Businesses need to understand that they retain the right to deny access to a dog that isn’t displaying behavior of a well-trained service dog. Eaton has had multiple encounters with business managers in northern Colorado who fear they will be sued if they begin to question the validity of someone’s dog. This type of response highlights the confusion surrounding service animal laws in Colorado. Businesses still want to do the right thing, they just need more education on what their rights are.
On January 1, 2017, a bill that was passed by Colorado legislators and signed by Governor Hickenlooper the previous summer went into effect. The bill makes it a class 2 petty offense to intentionally misrepresent an animal as a service animal in the state. Violators of this new law will be hit with a fine of $25 for their first offense, $50-100 for a second offense and $100-500 for a third or subsequent offense.
According to Alison Butler, the director of legal services for Disability Law Colorado, there are no laws that require a special training or certification for businesses or employers to understand the rights of people with disabilities. She said that they simply need to take action to ensure they are informed and in compliance with the law enacted by the ADA that protects the rights of service animal handlers in public.
“This law is one of many that businesses and community members need to understand to operate in society, and there may be work on the early end learning it, but it can be done with a little effort,” Bulter said. “I do not believe we need more laws, people just need to commit to learning what is already out there.”
Still, it’s not uncommon to be in Denver and see dogs in businesses like restaurants, breweries and grocery stores. Many of the former are starting to tap into the dog-loving demographic in Colorado and advertise themselves as dog-friendly businesses.
303 Magazine tried to reach out to various grocery stores, breweries and restaurants in Denver to see if they had any comment for this story. All of them pointed us to their PR department, who eventually declined the offer.

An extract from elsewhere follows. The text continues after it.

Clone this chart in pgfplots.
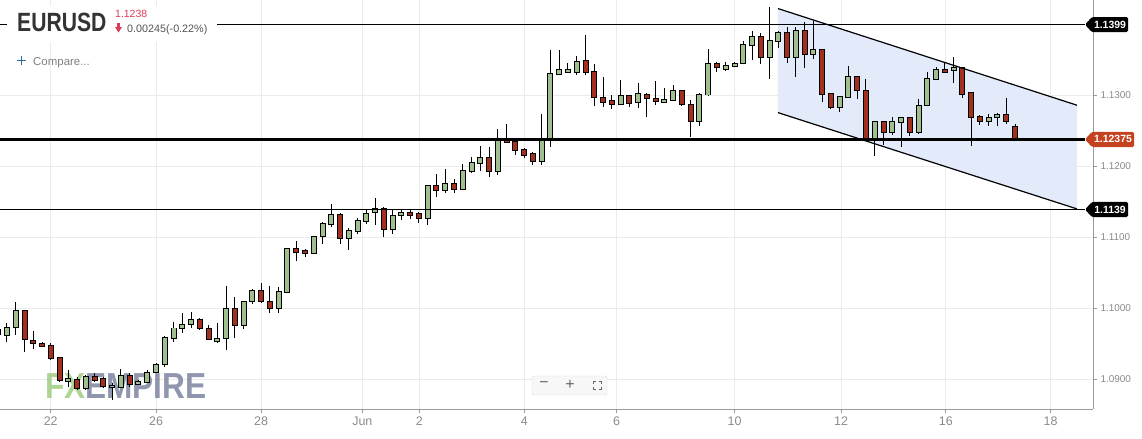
\documentclass[border=0pt]{standalone}
\usepackage{pgfplots}
\pgfplotsset{compat=1.18}
\usepackage{pgfplotstable}
\usepackage{fontspec}
\setmainfont{Liberation Sans}

\definecolor{upcol}{HTML}{9FBF8F}
\definecolor{downcol}{HTML}{A3301F}
\definecolor{chanfill}{HTML}{E3EAFA}
\definecolor{gridgray}{HTML}{EBEBEB}
\definecolor{axisgray}{HTML}{9A9A9A}
\definecolor{labelgray}{HTML}{8A8A8A}
\definecolor{tagred}{HTML}{C4421E}
\definecolor{titlegray}{HTML}{333333}
\definecolor{pricered}{HTML}{DC3C5A}
\definecolor{cmpblue}{HTML}{2C6AA0}
\definecolor{fxg}{HTML}{98C978}
\definecolor{fxb}{HTML}{737C9A}

% 4h candles, EURUSD: index, open, high, low, close
\pgfplotstableread{
i o h l c
0 1.09694 1.09722 1.09582 1.09638
1 1.09624 1.09793 1.09525 1.09736
2 1.09736 1.10088 1.09624 1.09962
3 1.09962 1.09975 1.09385 1.09568
4 1.09553 1.09680 1.09427 1.09511
5 1.09497 1.09525 1.09455 1.09469
6 1.09483 1.09511 1.09272 1.09300
7 1.09300 1.09314 1.08963 1.08991
8 1.08977 1.09131 1.08892 1.09005
9 1.08991 1.09033 1.08850 1.08878
10 1.08878 1.09061 1.08850 1.09033
11 1.09033 1.09089 1.08963 1.08991
12 1.09019 1.09033 1.08878 1.08906
13 1.08892 1.08948 1.08709 1.08920
14 1.08892 1.09146 1.08878 1.09047
15 1.09047 1.09089 1.08892 1.08934
16 1.08934 1.08991 1.08920 1.08963
17 1.08963 1.09131 1.08948 1.09089
18 1.09103 1.09230 1.09089 1.09202
19 1.09216 1.09610 1.09174 1.09582
20 1.09582 1.09807 1.09525 1.09722
21 1.09722 1.09933 1.09652 1.09765
22 1.09779 1.09947 1.09722 1.09835
23 1.09835 1.09863 1.09694 1.09722
24 1.09708 1.09765 1.09553 1.09568
25 1.09539 1.09793 1.09511 1.09568
26 1.09582 1.10313 1.09413 1.09990
27 1.09990 1.10158 1.09582 1.09765
28 1.09765 1.10102 1.09708 1.10088
29 1.10102 1.10271 1.10060 1.10243
30 1.10243 1.10355 1.10074 1.10102
31 1.10088 1.10313 1.09933 1.10004
32 1.10004 1.10299 1.09933 1.10229
33 1.10229 1.10848 1.10215 1.10834
34 1.10834 1.10946 1.10665 1.10792
35 1.10806 1.10834 1.10721 1.10778
36 1.10778 1.11017 1.10764 1.11003
37 1.11017 1.11214 1.10904 1.11186
38 1.11186 1.11467 1.11143 1.11312
39 1.11312 1.11340 1.10904 1.10989
40 1.10989 1.11129 1.10820 1.11087
41 1.11087 1.11270 1.11045 1.11228
42 1.11228 1.11397 1.11186 1.11326
43 1.11354 1.11551 1.11172 1.11397
44 1.11397 1.11425 1.11003 1.11115
45 1.11115 1.11397 1.11045 1.11312
46 1.11312 1.11382 1.11242 1.11340
47 1.11340 1.11397 1.11256 1.11312
48 1.11326 1.11354 1.11200 1.11270
49 1.11270 1.11734 1.11172 1.11720
50 1.11720 1.11889 1.11565 1.11664
51 1.11664 1.11959 1.11622 1.11748
52 1.11748 1.11819 1.11622 1.11678
53 1.11678 1.12030 1.11664 1.11931
54 1.11931 1.12128 1.11903 1.12044
55 1.12044 1.12283 1.11931 1.12114
56 1.12114 1.12269 1.11847 1.11931
57 1.11931 1.12522 1.11875 1.12381
58 1.12381 1.12592 1.12325 1.12339
59 1.12339 1.12395 1.12156 1.12227
60 1.12227 1.12255 1.12114 1.12156
61 1.12170 1.12199 1.12016 1.12072
62 1.12072 1.12733 1.12016 1.12381
63 1.12381 1.13634 1.12269 1.13296
64 1.13296 1.13634 1.13282 1.13352
65 1.13324 1.13451 1.13310 1.13352
66 1.13324 1.13549 1.13282 1.13465
67 1.13479 1.13845 1.13282 1.13324
68 1.13324 1.13437 1.12846 1.12972
69 1.12958 1.13254 1.12832 1.12902
70 1.12916 1.13001 1.12803 1.12874
71 1.12874 1.13212 1.12860 1.12986
72 1.12986 1.13001 1.12832 1.12888
73 1.12902 1.13169 1.12818 1.13014
74 1.13014 1.13029 1.12691 1.12958
75 1.12944 1.13197 1.12860 1.12916
76 1.12902 1.13099 1.12888 1.12930
77 1.12930 1.13141 1.12916 1.13057
78 1.13057 1.13071 1.12846 1.12874
79 1.12860 1.12930 1.12410 1.12635
80 1.12635 1.13029 1.12564 1.13001
81 1.13001 1.13648 1.12986 1.13437
82 1.13437 1.13465 1.13324 1.13394
83 1.13366 1.13465 1.13338 1.13408
84 1.13408 1.13465 1.13394 1.13437
85 1.13451 1.13760 1.13437 1.13704
86 1.13704 1.13901 1.13493 1.13816
87 1.13816 1.13873 1.13437 1.13535
88 1.13535 1.14239 1.13226 1.13760
89 1.13760 1.13901 1.13662 1.13873
90 1.13873 1.13957 1.13451 1.13535
91 1.13535 1.13957 1.13254 1.13901
92 1.13901 1.14027 1.13380 1.13577
93 1.13577 1.14042 1.13507 1.13634
94 1.13634 1.13648 1.12902 1.13014
95 1.13014 1.13029 1.12803 1.12832
96 1.12832 1.12986 1.12761 1.12972
97 1.12972 1.13408 1.12958 1.13254
98 1.13254 1.13268 1.12944 1.13071
99 1.13057 1.13226 1.12353 1.12396
100 1.12396 1.12621 1.12142 1.12621
101 1.12621 1.12621 1.12297 1.12480
102 1.12480 1.12691 1.12438 1.12621
103 1.12621 1.12677 1.12269 1.12677
104 1.12677 1.12677 1.12424 1.12480
105 1.12480 1.12944 1.12452 1.12846
106 1.12860 1.13324 1.12860 1.13226
107 1.13226 1.13394 1.13212 1.13352
108 1.13352 1.13465 1.13310 1.13324
109 1.13352 1.13535 1.13169 1.13380
110 1.13380 1.13394 1.12958 1.13014
111 1.13029 1.13029 1.12283 1.12691
112 1.12691 1.12719 1.12578 1.12635
113 1.12635 1.12733 1.12564 1.12677
114 1.12691 1.12747 1.12564 1.12719
115 1.12719 1.12958 1.12592 1.12635
116 1.12550 1.12592 1.12380 1.12380
}\candles

\begin{document}
\begin{tikzpicture}
\path[use as bounding box] (0,0) rectangle (1142bp,-439bp);
\begin{axis}[
    at={(0,0)}, anchor=north west,
    scale only axis, width=1093bp, height=409bp,
    xmin=0.202, xmax=124.9,
    ymin=1.085824, ymax=1.143365,
    axis x line*=bottom, axis y line*=right,
    axis line style={draw=axisgray, line width=0.8bp, -},
    xtick={5.99,18.0,29.98,41.54,48.04,60.02,70.54,84.0,96.15,108.1,120.05},
    xticklabels={22,26,28,Jun,2,4,6,10,12,16,18},
    ytick={1.09,1.10,1.11,1.12,1.13},
    extra y ticks={1.14}, extra y tick labels={},
    scaled y ticks=false,
    yticklabel={\pgfmathprintnumber[fixed,fixed zerofill,precision=4]{\tick}},
    /pgf/number format/assume math mode=true,
    grid=major, major grid style={draw=gridgray, line width=0.8bp},
    tick align=outside, major tick length=4bp,
    tick style={draw=axisgray, line width=0.8bp},
    ticklabel style={text=labelgray},
    xticklabel style={font=\fontsize{12.5}{13}\selectfont},
    yticklabel style={font=\fontsize{10}{12}\selectfont, anchor=west},
    candle/.style={draw=none, mark=none, forget plot,
      error bars/y dir=both, error bars/y explicit, error bars/error mark=none},
  ]
  % falling channel
  \addplot[draw=none, fill=chanfill, forget plot] coordinates {
    (88.96,1.14216) (123.08,1.12856) (123.08,1.11397) (88.96,1.12752)};

  % watermark, under the candles
  \node[anchor=base west, inner sep=0, opacity=0.8, font=\fontsize{36.3}{38}\selectfont\bfseries]
    at (axis cs:5.336,1.08737) {\scalebox{0.873}[1]{\textcolor{fxg}{FX}\textcolor{fxb}{EMPIRE}}};

  % wicks
  \addplot[candle, error bars/error bar style={draw=black, line width=1bp}]
    table[x=i, y expr={(\thisrow{h}+\thisrow{l})/2},
          y error expr={(\thisrow{h}-\thisrow{l})/2}] {\candles};
  % body outlines
  \addplot[candle, error bars/error bar style={draw=black, line width=6bp}]
    table[x=i, y expr={(\thisrow{o}+\thisrow{c})/2},
          y error expr={abs(\thisrow{o}-\thisrow{c})/2+0.00008}] {\candles};
  % rising bodies
  \addplot[candle, error bars/error bar style={draw=upcol, line width=4bp},
    restrict expr to domain={\thisrow{c}-\thisrow{o}}{0:1}]
    table[x=i, y expr={(\thisrow{o}+\thisrow{c})/2},
          y error expr={max(abs(\thisrow{o}-\thisrow{c})/2-0.00006,0)}] {\candles};
  % falling bodies
  \addplot[candle, error bars/error bar style={draw=downcol, line width=4bp},
    restrict expr to domain={\thisrow{o}-\thisrow{c}}{0:1}]
    table[x=i, y expr={(\thisrow{o}+\thisrow{c})/2},
          y error expr={max(abs(\thisrow{o}-\thisrow{c})/2-0.00006,0)}] {\candles};

  % levels
  \addplot[black, line width=1bp, forget plot] coordinates {(0.2,1.1399) (124.0,1.1399)};
  \addplot[black, line width=3bp, forget plot] coordinates {(0.2,1.12375) (124.0,1.12375)};
  \addplot[black, line width=1bp, forget plot] coordinates {(0.2,1.1139) (124.0,1.1139)};
  \addplot[black, line width=1.2bp, forget plot] coordinates {(88.96,1.14216) (123.08,1.12856)};
  \addplot[black, line width=1.2bp, forget plot] coordinates {(88.96,1.12752) (123.08,1.11397)};
\end{axis}

\begin{scope}[x=1bp, y=-1bp]
  % price tags
  \fill[black, rounded corners=1.5bp] (1085,24.6) -- (1092,17) -- (1128,17) -- (1128,32.2) -- (1092,32.2) -- cycle;
  \node[text=white, font=\fontsize{10.5}{12}\selectfont\bfseries] at (1110,24.6) {1.1399};
  \fill[tagred, rounded corners=1.5bp] (1085,139.4) -- (1092,131.8) -- (1134,131.8) -- (1134,147) -- (1092,147) -- cycle;
  \node[text=white, font=\fontsize{10.5}{12}\selectfont\bfseries] at (1113,139.4) {1.12375};
  \fill[black, rounded corners=1.5bp] (1085,209.5) -- (1092,201.9) -- (1128,201.9) -- (1128,217.1) -- (1092,217.1) -- cycle;
  \node[text=white, font=\fontsize{10.5}{12}\selectfont\bfseries] at (1110,209.5) {1.1139};

  % header
  \fill[white] (7,6) rectangle (217,42);
  \node[anchor=base west, inner sep=0, text=titlegray, font=\fontsize{26.5}{28}\selectfont\bfseries]
    at (17,31.7) {\scalebox{0.8}[1]{EURUSD}};
  \node[anchor=base west, inner sep=0, text=pricered, font=\fontsize{10.5}{11}\selectfont]
    at (115,17.8) {1.1238};
  \fill[pricered] (117,22.5) rectangle (120,27.5);
  \fill[pricered] (115,27) -- (122,27) -- (118.5,32.5) -- cycle;
  \node[anchor=base west, inner sep=0, text=black!67, font=\fontsize{10.8}{11}\selectfont]
    at (127,32.3) {0.00245(-0.22\%)};
  \draw[cmpblue, line width=1.6bp] (17,60.5) -- (26,60.5) (21.5,56) -- (21.5,65);
  \node[anchor=base west, inner sep=0, text=black!50, font=\fontsize{11.5}{12}\selectfont]
    at (33,65) {Compare...};

  % zoom control
  \draw[draw=black!13, fill=black!3, rounded corners=2bp] (532,376) rectangle (607,395);
  \node[text=black!60, font=\fontsize{16}{16}\selectfont] at (544,385) {−};
  \node[text=black!60, font=\fontsize{16}{16}\selectfont] at (570,385) {+};
  \draw[black!60, line width=1bp]
    (593,383.5) -- (593,381) -- (595.5,381)
    (598.5,381) -- (601,381) -- (601,383.5)
    (601,386.5) -- (601,389) -- (598.5,389)
    (595.5,389) -- (593,389) -- (593,386.5);
\end{scope}
\end{tikzpicture}
\end{document}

Sprouts was the only business whose employees offered 303 any insight into how they handle dogs in their stores. Only managers at Sprouts are allowed to question the validity of someone’s service dog. But they do know their right to question them, and they question every dog they see enter their store. The problem with this policy is that associates like cashiers and grocery clerks are not allowed to engage in that line of questioning. So if a manager isn’t on the sales floor to see the dog, it’s not going to be questioned.
Illegitimately representing a service dog makes it more difficult for people with real disabilities to bring their dog in public places and have unquestioned access. That makes many service dog handlers apprehensive to even leave the house with their dog anymore. Short said she felt uncomfortable taking her service dog to the grocery store because of the chance they’ll run into an untrained dog.
“I think I met more untrained, barking, uncomfortable dogs at grocery stores and Target, where the dog would be on a flexi leash,” she said. “It would see me and my dog and just start barking. It was very easy to see that they were not real service dogs, even if they had a vest on, because barking like that is not an acceptable service dog behavior.”
Eaton said that there have been times where her clients’ dogs were attacked by another dog in public. She said the owners of the attacking dogs claimed their dog was a service animal. But based on that description of the dog’s behavior alone, professionals like Eaton would disagree. “That’s not a service dog,” Eaton said. “And that’s why we’ve had people who say, ‘I’m not going there anymore because I need a service dog, but I don’t want to have to deal with what’s out there.'”
For people who enjoy being able to comfortably take their service dogs in public, the idea of dog-inclusive businesses transforms that feeling of comfort to angst. “What’s happening is people with service dogs are now trying to protect their dogs by not going out in public like they normally would,” said Eaton.
That doesn’t mean businesses should begin to scrutinize service animals for the sake of protecting their business and clients from the fake or poorly trained ones. Eaton says they still must respect the privacy of service dog handlers, and if the dog is a legitimate service dog, the business must accommodate it.
“Basically, a service dog is like a wheelchair for somebody with a disability. So you can’t say you could come into my restaurant or grocery store, but you can’t bring your wheelchair,” Eaton said. And she educates her clients to be prepared to explain what their dog does for them so they don’t get offended when they are questioned about it.
Short says that she takes the side of the untrained dogs when they behave erratically in public. She has a bit of advice for those people who feel empowered by the confusion surrounding service dog laws in Colorado enough to boast their pet dog as a service dog.
“Think of your pet and their best interests—that you’d be putting them in an environment that is very stressful for them. And if you wouldn’t want to be in a stressful environment, don’t do that to your pet,” said Short.
What to do When you Encounter a Service Animal
This doesn’t mean that people should completely stop taking their pets with them when they leave the house. They just need to understand and respect the rights of service animal handlers and only stick to taking them to one of the more than 200 businesses in Denver that are deemed “pet-friendly.”
Service dogs in Colorado are not required to wear a vest or have an ID card when they are in public. State regulations allow businesses and other places of public accommodation to respectfully ask two questions to people who are being assisted by an animal to determine its legitimacy. Is this dog a service animal? What services does it provide for you?
This is especially important for businesses to be aware of because untrained service dogs pose a threat to both their business and clientele. When dogs are stressed out, they’re more likely to behave violently.
For Eaton, the bill that Colorado put into law last year is a good start to combat fake service animals in the state. But she is certain that pet owners, businesses and service animal handlers cannot simply rely on legislation if they want to reverse this trend. “People have to change things,” Eaton said. “People are the ones that are going to have to say that’s not acceptable.”
Here are some tips to help you react when you encounter a service animal in public:
- Be respectful of the animal’s space. Remember, they are working, and if people are reaching out to pet them, they will get distracted, and their job will be compromised. However, if you do want to pet the animal, always ask the handler first. If they say no, don’t take it personally.
- If you’re in a pet-friendly business, don’t try and socialize your pet with a service animal. Again, while it might seem like a potential play date for your pet, it’s the last thing the service animal has on its mind. Just try to ignore the service animal’s presence, and that alone should prevent any potential conflict.
Hopefully, these tips will make it easier for those with and without service animals to better co-exist and keep Denver friendly for both dogs and as well as those with disabilities.